* Exercise description
Can you set down, exactly as they appear below, the lines from the opening of the material through the one bearing "import seaborn as sns", minus the pictures?

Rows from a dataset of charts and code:
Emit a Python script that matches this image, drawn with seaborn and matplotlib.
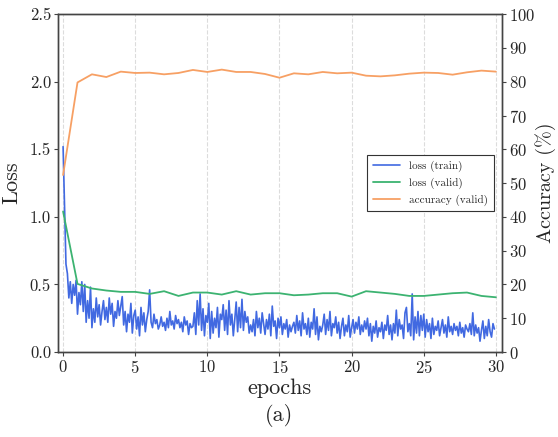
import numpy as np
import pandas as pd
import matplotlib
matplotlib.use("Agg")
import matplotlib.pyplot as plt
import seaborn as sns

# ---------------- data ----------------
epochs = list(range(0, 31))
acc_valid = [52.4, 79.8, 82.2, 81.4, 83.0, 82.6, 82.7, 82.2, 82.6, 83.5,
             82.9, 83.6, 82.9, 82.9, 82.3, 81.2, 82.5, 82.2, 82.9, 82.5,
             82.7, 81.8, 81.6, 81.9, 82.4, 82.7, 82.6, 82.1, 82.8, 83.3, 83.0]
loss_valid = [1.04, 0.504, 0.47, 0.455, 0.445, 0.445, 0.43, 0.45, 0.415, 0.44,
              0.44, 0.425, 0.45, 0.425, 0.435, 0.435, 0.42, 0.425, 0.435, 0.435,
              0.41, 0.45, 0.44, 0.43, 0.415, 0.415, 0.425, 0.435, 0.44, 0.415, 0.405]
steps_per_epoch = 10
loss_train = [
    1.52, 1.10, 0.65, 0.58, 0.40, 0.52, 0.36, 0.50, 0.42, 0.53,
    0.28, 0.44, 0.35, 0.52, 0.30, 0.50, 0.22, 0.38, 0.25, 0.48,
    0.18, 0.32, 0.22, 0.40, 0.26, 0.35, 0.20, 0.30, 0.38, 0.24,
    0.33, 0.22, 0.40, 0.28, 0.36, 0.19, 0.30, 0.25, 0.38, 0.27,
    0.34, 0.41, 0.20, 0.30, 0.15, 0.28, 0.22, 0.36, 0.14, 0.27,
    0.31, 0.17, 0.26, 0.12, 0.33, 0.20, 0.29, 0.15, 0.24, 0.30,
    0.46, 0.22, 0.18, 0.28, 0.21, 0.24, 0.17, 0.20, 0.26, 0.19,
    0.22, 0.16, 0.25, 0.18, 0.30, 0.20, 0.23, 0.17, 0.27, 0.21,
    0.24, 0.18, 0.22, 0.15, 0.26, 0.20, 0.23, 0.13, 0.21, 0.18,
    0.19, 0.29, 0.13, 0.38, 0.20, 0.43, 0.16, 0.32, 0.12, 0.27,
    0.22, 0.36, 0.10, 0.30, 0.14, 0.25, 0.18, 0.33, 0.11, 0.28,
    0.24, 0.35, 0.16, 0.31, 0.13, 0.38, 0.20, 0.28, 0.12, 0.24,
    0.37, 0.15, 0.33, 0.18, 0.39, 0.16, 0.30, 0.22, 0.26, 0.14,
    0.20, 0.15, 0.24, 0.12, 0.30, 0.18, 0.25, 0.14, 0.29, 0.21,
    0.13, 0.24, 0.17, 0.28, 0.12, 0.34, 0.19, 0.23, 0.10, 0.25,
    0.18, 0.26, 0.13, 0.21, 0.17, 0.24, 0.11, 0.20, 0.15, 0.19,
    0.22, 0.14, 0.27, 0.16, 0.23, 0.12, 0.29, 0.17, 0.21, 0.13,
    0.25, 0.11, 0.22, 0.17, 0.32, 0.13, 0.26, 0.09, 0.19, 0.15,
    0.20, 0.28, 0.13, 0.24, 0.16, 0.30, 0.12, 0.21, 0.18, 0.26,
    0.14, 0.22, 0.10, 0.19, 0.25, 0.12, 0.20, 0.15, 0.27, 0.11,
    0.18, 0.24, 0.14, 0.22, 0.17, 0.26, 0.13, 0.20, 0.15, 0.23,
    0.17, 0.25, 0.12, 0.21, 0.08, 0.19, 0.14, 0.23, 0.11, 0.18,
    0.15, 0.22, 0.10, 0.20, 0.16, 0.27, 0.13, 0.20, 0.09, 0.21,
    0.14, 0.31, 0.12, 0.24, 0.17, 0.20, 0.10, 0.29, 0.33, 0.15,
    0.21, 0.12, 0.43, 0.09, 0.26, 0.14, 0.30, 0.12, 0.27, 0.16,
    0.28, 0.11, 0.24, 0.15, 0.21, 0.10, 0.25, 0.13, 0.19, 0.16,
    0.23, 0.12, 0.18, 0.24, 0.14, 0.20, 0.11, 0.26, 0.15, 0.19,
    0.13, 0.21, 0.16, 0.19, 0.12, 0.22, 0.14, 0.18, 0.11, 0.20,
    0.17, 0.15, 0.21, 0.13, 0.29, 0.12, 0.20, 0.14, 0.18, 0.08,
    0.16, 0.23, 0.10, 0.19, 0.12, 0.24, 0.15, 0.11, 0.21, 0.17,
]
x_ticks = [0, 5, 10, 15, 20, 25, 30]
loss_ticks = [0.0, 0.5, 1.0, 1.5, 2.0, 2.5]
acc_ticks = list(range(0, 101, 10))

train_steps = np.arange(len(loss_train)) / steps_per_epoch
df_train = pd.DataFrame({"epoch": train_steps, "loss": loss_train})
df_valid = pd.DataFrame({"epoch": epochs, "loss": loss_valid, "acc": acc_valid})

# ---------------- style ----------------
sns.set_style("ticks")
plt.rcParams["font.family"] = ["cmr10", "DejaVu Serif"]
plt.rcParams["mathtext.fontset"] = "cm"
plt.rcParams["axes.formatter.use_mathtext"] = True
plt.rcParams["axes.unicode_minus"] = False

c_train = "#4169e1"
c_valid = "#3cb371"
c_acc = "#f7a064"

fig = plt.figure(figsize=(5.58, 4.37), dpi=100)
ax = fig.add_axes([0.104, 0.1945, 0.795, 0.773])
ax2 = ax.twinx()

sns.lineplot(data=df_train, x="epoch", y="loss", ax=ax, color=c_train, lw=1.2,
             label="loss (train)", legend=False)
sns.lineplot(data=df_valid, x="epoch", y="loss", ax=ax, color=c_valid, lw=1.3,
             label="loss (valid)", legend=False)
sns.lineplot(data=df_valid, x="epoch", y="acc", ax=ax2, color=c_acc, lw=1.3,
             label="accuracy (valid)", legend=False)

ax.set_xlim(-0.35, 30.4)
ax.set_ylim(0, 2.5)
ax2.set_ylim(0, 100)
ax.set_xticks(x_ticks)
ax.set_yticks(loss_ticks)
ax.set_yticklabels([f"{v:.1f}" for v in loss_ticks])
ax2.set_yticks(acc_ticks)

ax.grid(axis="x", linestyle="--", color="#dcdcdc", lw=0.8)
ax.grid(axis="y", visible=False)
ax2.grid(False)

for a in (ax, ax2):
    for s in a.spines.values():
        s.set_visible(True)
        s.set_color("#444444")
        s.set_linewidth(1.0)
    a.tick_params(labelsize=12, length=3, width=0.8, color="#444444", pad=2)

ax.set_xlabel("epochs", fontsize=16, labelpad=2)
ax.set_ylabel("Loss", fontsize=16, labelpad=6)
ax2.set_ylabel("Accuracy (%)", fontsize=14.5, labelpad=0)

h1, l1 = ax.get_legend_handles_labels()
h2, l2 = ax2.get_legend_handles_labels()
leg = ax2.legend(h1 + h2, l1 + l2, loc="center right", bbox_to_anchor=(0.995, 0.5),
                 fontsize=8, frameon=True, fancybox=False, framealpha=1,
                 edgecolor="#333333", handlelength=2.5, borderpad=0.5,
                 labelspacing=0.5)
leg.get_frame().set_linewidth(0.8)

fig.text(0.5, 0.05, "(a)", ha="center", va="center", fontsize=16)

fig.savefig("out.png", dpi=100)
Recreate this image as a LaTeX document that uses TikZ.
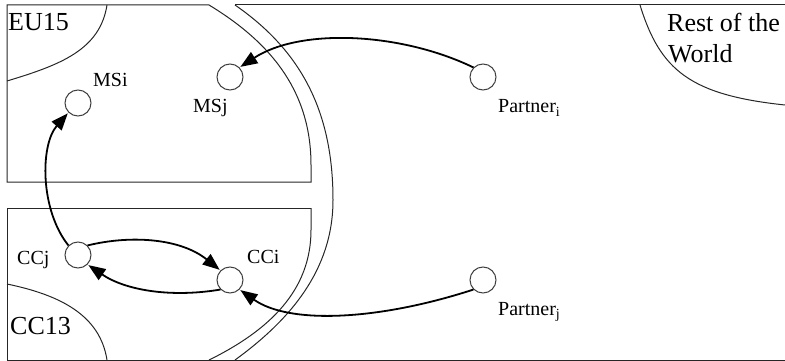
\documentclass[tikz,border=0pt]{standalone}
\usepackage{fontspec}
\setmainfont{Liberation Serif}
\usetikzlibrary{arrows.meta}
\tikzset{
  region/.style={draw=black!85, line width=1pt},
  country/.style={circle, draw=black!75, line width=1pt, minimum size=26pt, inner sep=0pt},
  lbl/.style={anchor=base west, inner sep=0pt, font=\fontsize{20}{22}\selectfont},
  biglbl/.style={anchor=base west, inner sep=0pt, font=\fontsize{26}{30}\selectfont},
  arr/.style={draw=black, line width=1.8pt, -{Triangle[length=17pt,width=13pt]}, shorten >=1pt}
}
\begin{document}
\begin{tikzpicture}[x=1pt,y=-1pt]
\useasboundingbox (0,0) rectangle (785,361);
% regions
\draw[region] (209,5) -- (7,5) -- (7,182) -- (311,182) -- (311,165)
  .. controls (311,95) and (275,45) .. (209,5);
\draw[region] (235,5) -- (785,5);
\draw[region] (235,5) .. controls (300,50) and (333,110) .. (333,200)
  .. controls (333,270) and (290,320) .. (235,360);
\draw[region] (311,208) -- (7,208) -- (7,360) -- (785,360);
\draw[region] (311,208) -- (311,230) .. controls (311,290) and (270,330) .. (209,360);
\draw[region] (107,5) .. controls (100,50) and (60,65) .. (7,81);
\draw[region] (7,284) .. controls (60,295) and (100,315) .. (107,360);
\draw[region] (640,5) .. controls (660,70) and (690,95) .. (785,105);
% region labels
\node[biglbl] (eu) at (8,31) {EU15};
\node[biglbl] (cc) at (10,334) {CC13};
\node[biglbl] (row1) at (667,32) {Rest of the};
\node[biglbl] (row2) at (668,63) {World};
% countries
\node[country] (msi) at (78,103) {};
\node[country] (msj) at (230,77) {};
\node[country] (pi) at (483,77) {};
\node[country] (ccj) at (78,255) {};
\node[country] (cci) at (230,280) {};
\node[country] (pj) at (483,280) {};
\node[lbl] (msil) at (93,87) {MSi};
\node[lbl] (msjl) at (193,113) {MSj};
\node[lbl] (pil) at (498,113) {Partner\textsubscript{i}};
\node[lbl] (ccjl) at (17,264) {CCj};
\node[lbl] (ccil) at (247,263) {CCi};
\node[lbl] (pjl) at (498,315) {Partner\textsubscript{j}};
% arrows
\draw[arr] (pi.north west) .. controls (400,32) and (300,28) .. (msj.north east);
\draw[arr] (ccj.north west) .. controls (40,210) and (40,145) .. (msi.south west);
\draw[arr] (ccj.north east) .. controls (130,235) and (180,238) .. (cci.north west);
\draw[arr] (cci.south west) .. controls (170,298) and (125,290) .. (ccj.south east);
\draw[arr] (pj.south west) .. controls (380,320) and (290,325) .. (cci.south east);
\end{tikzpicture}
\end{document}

* Output of the task
Emit a Python script that matches this image, drawn with seaborn and matplotlib.
import numpy as np
import pandas as pd
import matplotlib
matplotlib.use("Agg")
import matplotlib.pyplot as plt
import seaborn as sns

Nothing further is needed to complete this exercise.